A simple buying checklist
Before you buy, confirm these five points:
- Does the label name your exact materials?
- Is it rated for indoor, outdoor, damp, or wet exposure as needed?
- Do you need fast grab, long open time, or high final strength?
- Will you also use nails, screws, or clamps?
- Would a more specialized adhesive family be a better fit?
When to revisit
This comparison should be revisited whenever products change, because construction adhesive buying advice ages quickly. Manufacturers adjust formulas, launch new lines, discontinue favorites, and refine use-case labeling. Packaging can also shift in ways that make one product easier to compare than another.
Come back to this topic when any of the following happen:
- A familiar formula is reformulated or renamed
- A new “max strength,” “pro,” or “all-weather” version appears
- Your local store changes its available brands
- You move from indoor trim work to exterior repair, subfloor work, or masonry bonding
- You need to compare application comfort, odor, or cleanup rather than raw strength
- You are seeing recurring bond failure from moisture, poor prep, or movement
The most practical way to use this article is as a decision framework. Start with chemistry, then substrate, then environment, then handling. If you do that, the PL Premium vs Liquid Nails question becomes much easier to answer.
For most readers, the action plan is simple:
- Define the materials and environment first.

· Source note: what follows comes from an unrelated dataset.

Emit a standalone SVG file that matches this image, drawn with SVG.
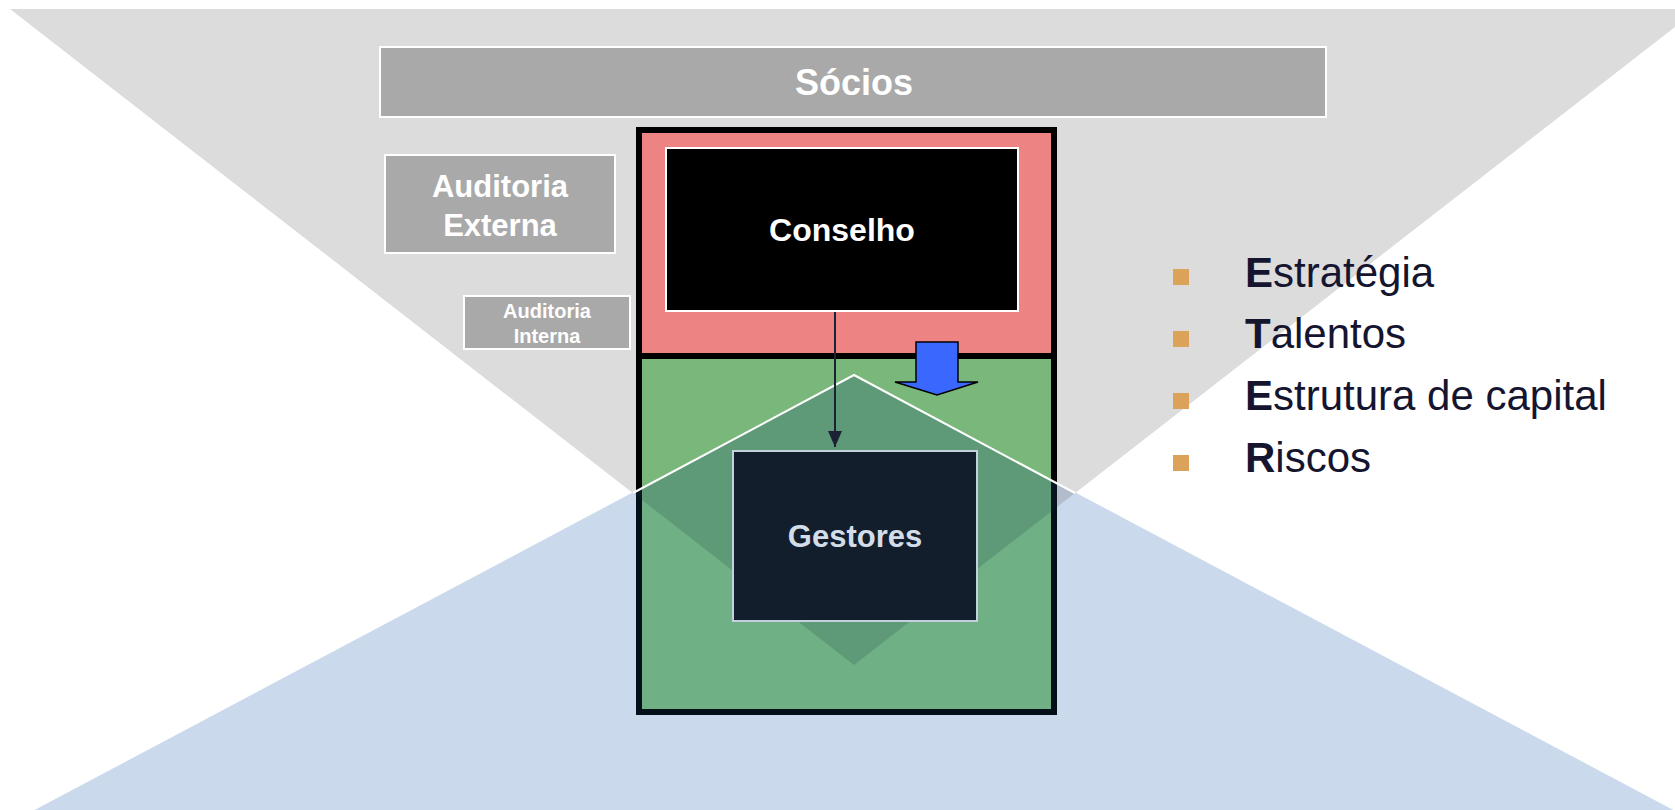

- Decide whether the joint is decorative, supportive, or genuinely load-bearing.
- Shortlist one polyurethane construction adhesive and one project-specific alternative.
- Check cure time, surface prep needs, and whether fasteners or clamping are required.
- Test on scrap when finish damage, squeeze-out, or cleanup risk matters.
If your project is heavy-duty and mixed-material, a PL Premium-style polyurethane product is often the benchmark to beat. If your project is narrow and installation-specific, the right Liquid Nails formula may be the better tool. And if the label only says “construction adhesive” without a clear match to your materials and conditions, keep looking. The best adhesive is the one that suits the joint, not the one with the boldest claims on the tube.